--- Start of THE RECORDS ---
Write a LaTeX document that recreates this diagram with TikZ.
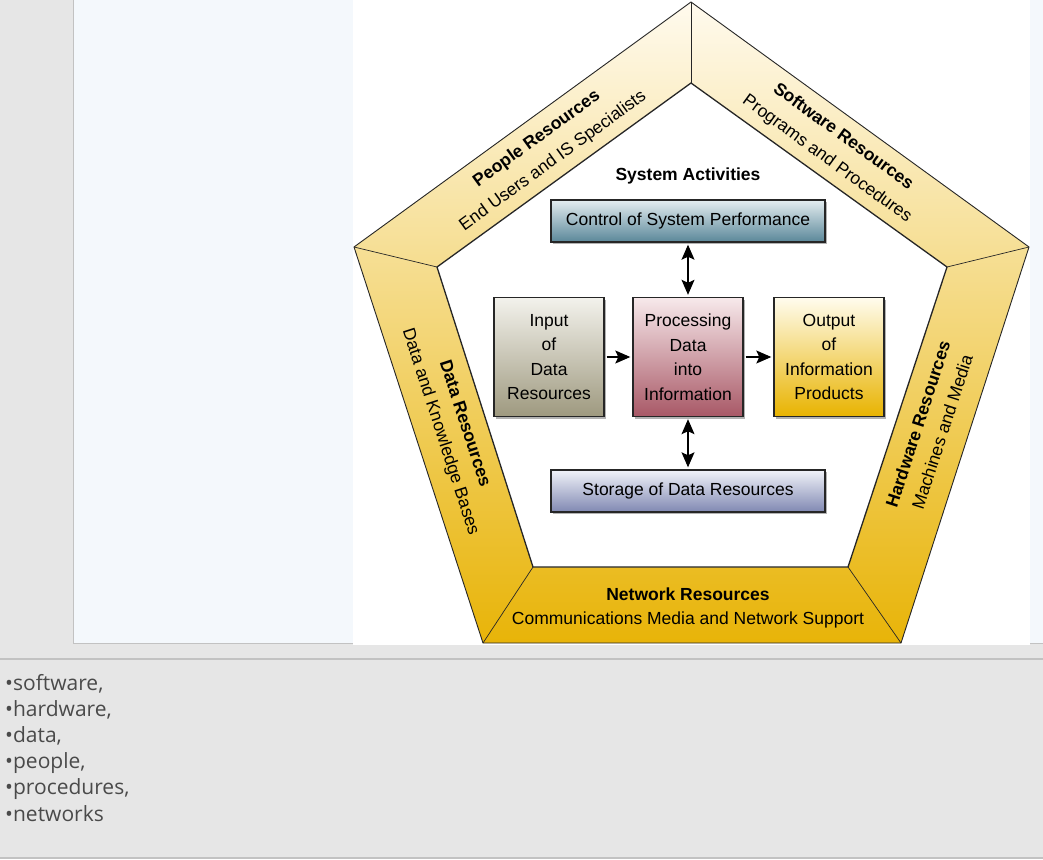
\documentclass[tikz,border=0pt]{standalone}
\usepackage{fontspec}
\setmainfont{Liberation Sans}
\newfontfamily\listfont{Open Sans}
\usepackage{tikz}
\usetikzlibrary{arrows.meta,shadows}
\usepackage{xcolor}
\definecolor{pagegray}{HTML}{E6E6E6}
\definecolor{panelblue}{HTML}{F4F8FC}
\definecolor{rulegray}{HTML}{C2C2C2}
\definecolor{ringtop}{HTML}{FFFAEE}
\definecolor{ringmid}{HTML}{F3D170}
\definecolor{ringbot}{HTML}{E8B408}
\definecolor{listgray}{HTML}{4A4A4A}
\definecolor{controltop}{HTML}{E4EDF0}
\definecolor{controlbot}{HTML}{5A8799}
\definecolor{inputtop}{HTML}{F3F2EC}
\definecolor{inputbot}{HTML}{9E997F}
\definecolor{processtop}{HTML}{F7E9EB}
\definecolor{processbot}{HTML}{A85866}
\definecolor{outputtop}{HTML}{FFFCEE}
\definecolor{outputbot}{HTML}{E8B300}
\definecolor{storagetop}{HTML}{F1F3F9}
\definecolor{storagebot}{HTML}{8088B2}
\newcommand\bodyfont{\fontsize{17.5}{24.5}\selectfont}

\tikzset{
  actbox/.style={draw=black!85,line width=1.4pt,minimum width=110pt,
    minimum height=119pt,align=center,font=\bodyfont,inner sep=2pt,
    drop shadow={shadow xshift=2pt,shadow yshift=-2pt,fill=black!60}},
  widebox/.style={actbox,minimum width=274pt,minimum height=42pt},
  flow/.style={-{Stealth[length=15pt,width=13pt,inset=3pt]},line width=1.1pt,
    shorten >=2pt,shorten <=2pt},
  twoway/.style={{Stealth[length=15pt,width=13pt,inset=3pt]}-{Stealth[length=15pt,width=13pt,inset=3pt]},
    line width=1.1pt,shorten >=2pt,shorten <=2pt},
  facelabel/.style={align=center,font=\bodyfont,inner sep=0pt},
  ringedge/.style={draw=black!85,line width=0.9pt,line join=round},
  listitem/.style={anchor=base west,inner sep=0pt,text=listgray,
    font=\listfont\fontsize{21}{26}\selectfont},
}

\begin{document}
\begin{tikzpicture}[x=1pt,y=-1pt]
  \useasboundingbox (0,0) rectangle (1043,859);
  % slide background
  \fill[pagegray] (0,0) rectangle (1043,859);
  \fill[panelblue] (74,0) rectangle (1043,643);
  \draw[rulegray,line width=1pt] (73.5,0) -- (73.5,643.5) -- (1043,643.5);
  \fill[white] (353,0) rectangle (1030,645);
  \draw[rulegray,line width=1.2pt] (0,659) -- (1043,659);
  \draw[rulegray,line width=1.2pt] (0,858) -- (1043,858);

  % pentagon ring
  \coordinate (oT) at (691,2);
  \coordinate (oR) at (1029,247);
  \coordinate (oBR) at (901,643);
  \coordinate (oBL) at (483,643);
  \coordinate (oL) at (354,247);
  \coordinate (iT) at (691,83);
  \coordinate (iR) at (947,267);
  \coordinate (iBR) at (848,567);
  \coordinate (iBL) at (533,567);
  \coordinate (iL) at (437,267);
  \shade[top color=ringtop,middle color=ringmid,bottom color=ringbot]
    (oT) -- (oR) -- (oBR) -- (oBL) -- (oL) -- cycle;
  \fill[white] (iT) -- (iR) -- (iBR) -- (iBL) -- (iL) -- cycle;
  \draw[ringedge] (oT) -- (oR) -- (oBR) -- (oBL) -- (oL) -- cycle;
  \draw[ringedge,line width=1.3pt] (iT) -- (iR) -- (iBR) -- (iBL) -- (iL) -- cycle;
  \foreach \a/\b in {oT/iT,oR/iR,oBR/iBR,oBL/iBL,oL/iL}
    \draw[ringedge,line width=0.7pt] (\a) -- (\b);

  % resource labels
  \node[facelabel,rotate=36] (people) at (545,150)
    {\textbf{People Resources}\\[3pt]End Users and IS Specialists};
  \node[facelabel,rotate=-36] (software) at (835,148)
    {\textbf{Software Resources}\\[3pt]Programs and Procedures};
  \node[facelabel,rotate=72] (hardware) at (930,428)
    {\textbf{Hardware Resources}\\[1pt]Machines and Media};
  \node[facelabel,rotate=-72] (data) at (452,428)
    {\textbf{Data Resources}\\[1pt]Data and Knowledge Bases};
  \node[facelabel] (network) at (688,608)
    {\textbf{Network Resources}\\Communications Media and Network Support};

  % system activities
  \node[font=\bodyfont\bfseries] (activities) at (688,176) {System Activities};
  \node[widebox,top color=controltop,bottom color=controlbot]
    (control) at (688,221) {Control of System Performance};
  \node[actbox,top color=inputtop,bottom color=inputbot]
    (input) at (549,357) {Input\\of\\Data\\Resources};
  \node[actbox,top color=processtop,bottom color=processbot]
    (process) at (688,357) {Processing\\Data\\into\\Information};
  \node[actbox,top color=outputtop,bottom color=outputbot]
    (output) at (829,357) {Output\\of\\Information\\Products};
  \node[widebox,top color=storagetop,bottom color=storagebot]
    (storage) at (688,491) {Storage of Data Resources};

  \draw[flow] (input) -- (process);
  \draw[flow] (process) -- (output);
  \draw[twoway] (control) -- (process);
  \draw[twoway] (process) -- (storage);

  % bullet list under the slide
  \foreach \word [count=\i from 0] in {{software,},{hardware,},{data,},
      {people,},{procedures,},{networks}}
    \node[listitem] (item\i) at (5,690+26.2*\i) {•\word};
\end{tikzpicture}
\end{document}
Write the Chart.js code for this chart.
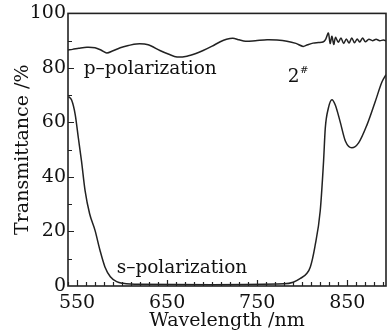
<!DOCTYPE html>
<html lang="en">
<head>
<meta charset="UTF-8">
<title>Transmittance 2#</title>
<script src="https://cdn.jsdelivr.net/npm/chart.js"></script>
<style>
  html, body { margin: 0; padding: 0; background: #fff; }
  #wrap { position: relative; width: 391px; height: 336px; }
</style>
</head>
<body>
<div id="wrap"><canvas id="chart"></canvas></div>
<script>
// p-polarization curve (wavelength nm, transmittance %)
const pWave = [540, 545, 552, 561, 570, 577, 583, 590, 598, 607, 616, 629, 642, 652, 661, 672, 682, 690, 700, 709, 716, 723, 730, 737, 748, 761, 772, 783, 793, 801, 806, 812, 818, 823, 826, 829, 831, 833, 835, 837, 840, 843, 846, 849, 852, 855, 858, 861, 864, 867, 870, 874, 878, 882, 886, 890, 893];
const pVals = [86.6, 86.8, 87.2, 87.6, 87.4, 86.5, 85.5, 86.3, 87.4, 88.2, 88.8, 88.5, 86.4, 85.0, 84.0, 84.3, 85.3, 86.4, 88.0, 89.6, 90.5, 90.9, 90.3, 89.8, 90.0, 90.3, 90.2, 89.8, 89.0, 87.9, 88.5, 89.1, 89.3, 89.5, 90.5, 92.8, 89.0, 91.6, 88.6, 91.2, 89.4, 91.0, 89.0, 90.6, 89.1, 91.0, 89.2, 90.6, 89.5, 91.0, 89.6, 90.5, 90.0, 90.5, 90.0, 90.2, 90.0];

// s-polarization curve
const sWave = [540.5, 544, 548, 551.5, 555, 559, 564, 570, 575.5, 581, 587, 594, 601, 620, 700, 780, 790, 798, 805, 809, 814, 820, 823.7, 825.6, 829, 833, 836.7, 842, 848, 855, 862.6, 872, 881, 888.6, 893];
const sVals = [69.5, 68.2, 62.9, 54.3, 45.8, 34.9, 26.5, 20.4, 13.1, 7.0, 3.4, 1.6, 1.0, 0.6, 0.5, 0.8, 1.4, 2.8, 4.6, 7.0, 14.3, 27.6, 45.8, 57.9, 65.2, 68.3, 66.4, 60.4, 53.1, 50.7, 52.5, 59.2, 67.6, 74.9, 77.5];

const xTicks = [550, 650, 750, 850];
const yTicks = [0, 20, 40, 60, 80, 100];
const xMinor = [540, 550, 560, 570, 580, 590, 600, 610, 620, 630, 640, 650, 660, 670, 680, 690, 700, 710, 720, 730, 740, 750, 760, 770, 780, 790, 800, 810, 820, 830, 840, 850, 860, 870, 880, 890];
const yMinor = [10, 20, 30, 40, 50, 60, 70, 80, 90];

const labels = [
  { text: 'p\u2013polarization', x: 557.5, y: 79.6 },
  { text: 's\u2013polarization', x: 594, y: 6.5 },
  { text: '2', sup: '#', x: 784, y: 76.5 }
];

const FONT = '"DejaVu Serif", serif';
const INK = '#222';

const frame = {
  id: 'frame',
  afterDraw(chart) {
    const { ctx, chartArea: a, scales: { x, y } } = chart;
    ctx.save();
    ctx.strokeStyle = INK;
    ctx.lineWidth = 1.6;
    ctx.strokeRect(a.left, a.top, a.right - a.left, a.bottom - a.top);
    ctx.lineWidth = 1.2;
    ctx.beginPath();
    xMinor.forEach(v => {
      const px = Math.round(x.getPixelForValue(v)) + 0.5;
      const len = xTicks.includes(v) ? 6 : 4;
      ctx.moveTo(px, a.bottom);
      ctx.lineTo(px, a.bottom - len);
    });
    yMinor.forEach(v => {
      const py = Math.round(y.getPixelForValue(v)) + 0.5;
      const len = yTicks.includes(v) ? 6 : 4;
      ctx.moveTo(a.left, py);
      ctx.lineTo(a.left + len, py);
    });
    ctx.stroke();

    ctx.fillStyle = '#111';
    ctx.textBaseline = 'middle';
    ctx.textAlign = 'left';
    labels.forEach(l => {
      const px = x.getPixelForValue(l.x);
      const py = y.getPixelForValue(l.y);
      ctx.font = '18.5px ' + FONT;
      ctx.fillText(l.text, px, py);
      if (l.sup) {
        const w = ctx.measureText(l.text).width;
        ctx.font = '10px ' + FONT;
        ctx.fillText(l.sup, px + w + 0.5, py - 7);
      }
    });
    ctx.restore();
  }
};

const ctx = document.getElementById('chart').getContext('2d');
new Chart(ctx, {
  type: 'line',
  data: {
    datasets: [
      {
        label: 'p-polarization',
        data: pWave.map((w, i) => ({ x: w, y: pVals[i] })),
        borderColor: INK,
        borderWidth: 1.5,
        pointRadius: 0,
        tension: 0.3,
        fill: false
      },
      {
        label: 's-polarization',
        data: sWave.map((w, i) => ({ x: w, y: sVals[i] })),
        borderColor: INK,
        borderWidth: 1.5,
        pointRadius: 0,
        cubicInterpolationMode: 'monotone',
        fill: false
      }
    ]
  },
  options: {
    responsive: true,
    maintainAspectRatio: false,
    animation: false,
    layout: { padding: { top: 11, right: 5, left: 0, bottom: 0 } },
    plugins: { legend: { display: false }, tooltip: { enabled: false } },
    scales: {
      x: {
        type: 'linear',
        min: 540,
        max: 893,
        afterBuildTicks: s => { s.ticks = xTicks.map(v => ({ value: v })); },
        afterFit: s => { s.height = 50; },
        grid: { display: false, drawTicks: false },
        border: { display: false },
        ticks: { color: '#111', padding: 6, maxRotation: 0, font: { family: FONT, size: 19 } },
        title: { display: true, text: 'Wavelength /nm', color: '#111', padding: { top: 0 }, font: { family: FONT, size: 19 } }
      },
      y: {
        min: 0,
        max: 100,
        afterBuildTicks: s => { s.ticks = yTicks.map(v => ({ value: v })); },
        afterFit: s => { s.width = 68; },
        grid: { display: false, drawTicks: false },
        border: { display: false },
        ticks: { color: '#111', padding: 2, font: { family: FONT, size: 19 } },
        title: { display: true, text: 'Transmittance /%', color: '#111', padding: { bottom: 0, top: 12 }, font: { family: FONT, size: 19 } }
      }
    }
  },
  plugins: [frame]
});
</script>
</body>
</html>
--- End of THE RECORDS ---
Transcribe only the lines above that start at the line containing "Write the Chart.js code for this chart." and end at the line containing "67.6, 74.9, 77.5];". Omit pictures.

Write the Chart.js code for this chart.
<!DOCTYPE html>
<html lang="en">
<head>
<meta charset="UTF-8">
<title>Transmittance 2#</title>
<script src="https://cdn.jsdelivr.net/npm/chart.js"></script>
<style>
  html, body { margin: 0; padding: 0; background: #fff; }
  #wrap { position: relative; width: 391px; height: 336px; }
</style>
</head>
<body>
<div id="wrap"><canvas id="chart"></canvas></div>
<script>
// p-polarization curve (wavelength nm, transmittance %)
const pWave = [540, 545, 552, 561, 570, 577, 583, 590, 598, 607, 616, 629, 642, 652, 661, 672, 682, 690, 700, 709, 716, 723, 730, 737, 748, 761, 772, 783, 793, 801, 806, 812, 818, 823, 826, 829, 831, 833, 835, 837, 840, 843, 846, 849, 852, 855, 858, 861, 864, 867, 870, 874, 878, 882, 886, 890, 893];
const pVals = [86.6, 86.8, 87.2, 87.6, 87.4, 86.5, 85.5, 86.3, 87.4, 88.2, 88.8, 88.5, 86.4, 85.0, 84.0, 84.3, 85.3, 86.4, 88.0, 89.6, 90.5, 90.9, 90.3, 89.8, 90.0, 90.3, 90.2, 89.8, 89.0, 87.9, 88.5, 89.1, 89.3, 89.5, 90.5, 92.8, 89.0, 91.6, 88.6, 91.2, 89.4, 91.0, 89.0, 90.6, 89.1, 91.0, 89.2, 90.6, 89.5, 91.0, 89.6, 90.5, 90.0, 90.5, 90.0, 90.2, 90.0];

// s-polarization curve
const sWave = [540.5, 544, 548, 551.5, 555, 559, 564, 570, 575.5, 581, 587, 594, 601, 620, 700, 780, 790, 798, 805, 809, 814, 820, 823.7, 825.6, 829, 833, 836.7, 842, 848, 855, 862.6, 872, 881, 888.6, 893];
const sVals = [69.5, 68.2, 62.9, 54.3, 45.8, 34.9, 26.5, 20.4, 13.1, 7.0, 3.4, 1.6, 1.0, 0.6, 0.5, 0.8, 1.4, 2.8, 4.6, 7.0, 14.3, 27.6, 45.8, 57.9, 65.2, 68.3, 66.4, 60.4, 53.1, 50.7, 52.5, 59.2, 67.6, 74.9, 77.5];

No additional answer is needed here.